At the outermost level are cultural influences, which often exert a nonconscious impact on parenting. That is, parents are likely to perpetuate the patterns and habits of their own culture with minimal awareness and reflection. Cultural prescriptions dictate specific parenting practices, such as where children sleep and how to discipline, as well as more global ideas, such as whether children are socialized toward compliance or self-assertion.
In summary, no single factor can completely explain why people parent in the ways they do. Positive factors at each layer (e.g., a child with an easy temperament, a loving family history, stable finances) enhance parenting, whereas negative factors (e.g., a child with a challenging temperament, an abusive history, poverty) present risks. The combined and cumulative picture provides the most complete explanation of differences among parents—why, for example, one parent is responsive and another is neglectful or abusive.

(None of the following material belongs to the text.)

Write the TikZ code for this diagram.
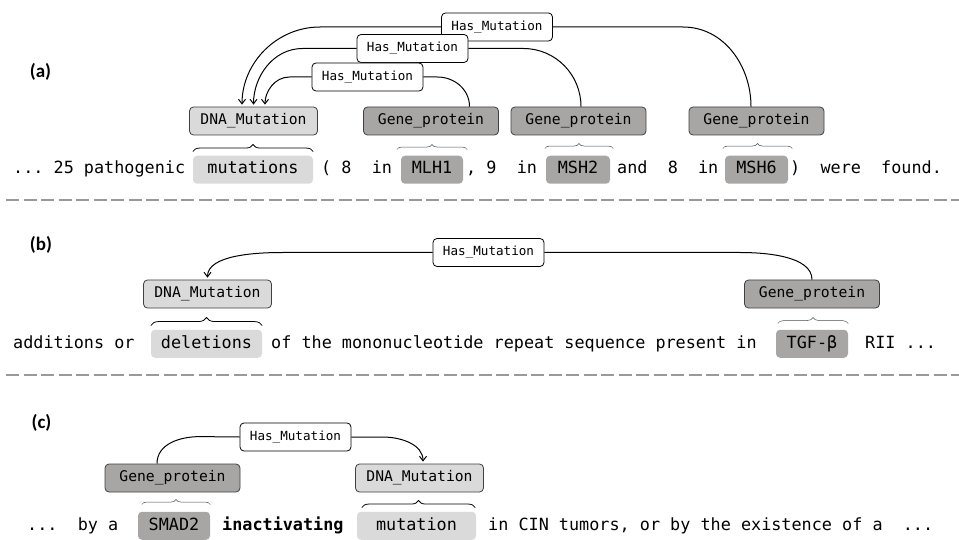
\documentclass[tikz,border=0pt]{standalone}
\usepackage{fontspec}
\setmonofont{DejaVu Sans Mono}
\newfontfamily\panelfont{Carlito}
\usetikzlibrary{arrows.meta,decorations.pathreplacing}
\definecolor{dnafill}{HTML}{DADADA}
\definecolor{genefill}{HTML}{A8A5A5}
\definecolor{dashgray}{HTML}{999999}

\begin{document}
\begin{tikzpicture}[x=1pt,y=-1pt,
rel/.style={draw=black, fill=white, rounded corners=4pt, line width=0.8pt, minimum width=111pt, minimum height=28pt, inner sep=0pt, font=\ttfamily\fontsize{12.6}{14}\selectfont},
ent/.style={draw=black!75, rounded corners=4pt, line width=0.8pt, minimum height=28pt, inner sep=0pt, font=\ttfamily\fontsize{14.7}{17}\selectfont},
dnabox/.style={ent, fill=dnafill, minimum width=128pt},
genebox/.style={ent, fill=genefill, minimum width=135pt},
word/.style={anchor=base west, inner sep=0pt, font=\ttfamily\fontsize{16.8}{20}\selectfont},
hl/.style={anchor=base, rounded corners=4pt, inner xsep=0pt, inner ysep=6.25pt, text height=12pt, text depth=3.5pt, font=\ttfamily\fontsize{16.8}{20}\selectfont},
hldna/.style={hl, fill=dnafill},
hlgene/.style={hl, fill=genefill},
link/.style={line width=1pt},
arr/.style={link, -{Straight Barb[length=4.5pt,width=7pt]}, shorten >=2pt},
brc/.style={decorate, decoration={brace, amplitude=#1}, line width=0.8pt},
gbrc/.style={brc=#1, line width=0.5pt, draw=black!70},
sep/.style={draw=dashgray, line width=1.2pt, dash pattern=on 13pt off 4.5pt},
panel/.style={font=\panelfont\bfseries\fontsize{19}{22}\selectfont}]
\useasboundingbox (0,0) rectangle (959,540);

% (a)
\node[panel] (pa) at (40.5,72) {(a)};
\node[rel] (r1) at (497,27) {Has\_Mutation};
\node[rel] (r2) at (412.5,48.5) {Has\_Mutation};
\node[rel] (r3) at (367.5,77) {Has\_Mutation};
\node[dnabox] (adna) at (253.5,121) {DNA\_Mutation};
\node[genebox] (agene1) at (431,121) {Gene\_protein};
\node[genebox] (agene2) at (578.5,121) {Gene\_protein};
\node[genebox] (agene3) at (756.5,121) {Gene\_protein};
\draw[arr] (r1.west) -- ++(-121,0) to[out=180,in=90] ([xshift=-11.5pt]adna.north);
\draw[arr] (r2.west) -- ++(-54,0) to[out=180,in=90] (adna.north);
\draw[arr] (r3.west) -- ++(-22,0) to[out=180,in=90] ([xshift=11.5pt]adna.north);
\draw[link] (r1.east) -- ++(130,0) to[out=0,in=90] ([xshift=-5.5pt]agene3.north);
\draw[link] (r2.east) -- ++(55,0) to[out=0,in=90] ([xshift=2.5pt]agene2.north);
\draw[link] (r3.east) -- ++(14,0) to[out=0,in=90] ([xshift=38.5pt]agene1.north);
\node[word] (a0) at (13,174) {... 25 pathogenic};
\node[hldna, minimum width=120pt] (amut) at (253,174) {mutations};
\node[word] (a1) at (321,174) {( 8~~in};
\node[hlgene, minimum width=62pt] (amlh) at (432,174) {MLH1};
\node[word] (a2) at (466,174) {, 9~~in};
\node[hlgene, minimum width=64pt] (amsh2) at (578,174) {MSH2};
\node[word] (a3) at (617,174) {and~~8~~in};
\node[hlgene, minimum width=63pt] (amsh6) at (756.5,174) {MSH6};
\node[word] (a4) at (790,174) {)~~were~~found.};
\draw[brc=7pt] ([yshift=4pt]amut.north west) -- ([yshift=4pt]amut.north east);
\draw[gbrc=5pt] ([xshift=-4pt,yshift=6pt]amlh.north west) -- ([xshift=4pt,yshift=6pt]amlh.north east);
\draw[gbrc=5pt] ([xshift=-1pt,yshift=7pt]amsh2.north west) -- ([xshift=3pt,yshift=7pt]amsh2.north east);
\draw[gbrc=5pt] ([xshift=-2pt,yshift=7pt]amsh6.north west) -- ([xshift=4pt,yshift=7pt]amsh6.north east);
\draw[sep] (6,200) -- (959,200);

% (b)
\node[panel] (pb) at (41,245) {(b)};
\node[rel] (rb) at (488.5,252.5) {Has\_Mutation};
\node[dnabox] (bdna) at (207.5,294) {DNA\_Mutation};
\node[genebox] (bgene) at (812,294) {Gene\_protein};
\draw[arr] (rb.west) -- ++(-150,0) to[out=180,in=90,looseness=0.8] (bdna.north);
\draw[link] (rb.east) -- ++(196,0) to[out=0,in=90,looseness=0.8] (bgene.north);
\node[word] (b0) at (13,348) {additions or};
\node[hldna, minimum width=111pt] (bdel) at (206.5,348) {deletions};
\node[word] (b1) at (271,348) {of the mononucleotide repeat sequence present in};
\node[hlgene, minimum width=72pt] (btgf) at (812,348) {TGF-β};
\node[word] (b2) at (865,348) {RII ...};
\draw[brc=8pt] ([yshift=4pt]bdel.north west) -- ([yshift=4pt]bdel.north east);
\draw[gbrc=6pt] ([xshift=2pt,yshift=6pt]btgf.north west) -- ([yshift=6pt]btgf.north east);
\draw[sep] (6,375) -- (959,375);

% (c)
\node[panel] (pc) at (41.5,423) {(c)};
\node[rel] (rc) at (295.5,437) {Has\_Mutation};
\node[genebox] (cgene) at (172.5,478) {Gene\_protein};
\node[dnabox] (cdna) at (419.5,478) {DNA\_Mutation};
\draw[link] ([xshift=-15.5pt]cgene.north) to[out=90,in=180] ++(43,-27) -- (rc.west);
\draw[arr] (rc.east) -- ++(31,0) to[out=0,in=90] ([xshift=3.5pt]cdna.north);
\node[word] (c0) at (27,530) {...~~by a};
\node[hlgene, minimum width=72pt] (csmad) at (174,530) {SMAD2};
\node[word, font=\ttfamily\bfseries\fontsize{16.8}{20}\selectfont] (c1) at (222,530) {inactivating};
\node[hldna, minimum width=119pt] (cmut) at (416.5,530) {mutation};
\node[word] (c2) at (488,530) {in CIN tumors, or by the existence of a~~...};
\draw[gbrc=5pt] ([xshift=4pt,yshift=7pt]csmad.north west) -- ([yshift=7pt]csmad.north east);
\draw[brc=7pt] ([xshift=5pt,yshift=4pt]cmut.north west) -- ([xshift=-1pt,yshift=4pt]cmut.north east);
\end{tikzpicture}
\end{document}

Intergenerational parenting patterns
Although parenting is influenced by numerous factors at varying levels, some of the central qualities of parenting can be predicted from the parent’s childhood history and how the parent remembers and reflects on that history. Major disruptions in parenting, such as child abuse, are predictably related to similar problems identified in the parent’s own childhood, but even subtle differences between parents, such as comfort with intimacy, are associated with childhood experiences. These intergenerational influences are powerful and often nonconscious; indeed, many parents find themselves repeating intergenerational patterns that they vowed to break.
Although they are powerful, intergenerational cycles are by no means inevitable. The key to breaking negative patterns is to bring to conscious awareness what is nonconscious and to reflect before reacting. Also important is to resolve early negative experiences. For example, parents who experienced abusive caregiving in their own childhoods are better able to provide optimal care for their children when they are aware that the abuse occurred, can thoughtfully reflect on how the abuse affected their adult personality and their reactions to their children, and can come to some resolution about their abusive past. In contrast, parents who dismiss the impact of early experiences or who are overwhelmed by hostility and anger about those experiences are at high risk for perpetuating negative cycles. Clinical case studies indicate that the psychological work involved in the processes of awareness, reflection, and resolution is difficult and painful and that it often takes great courage to face one’s past. Engaging in some type of therapeutic intervention can provide the support necessary to complete this work.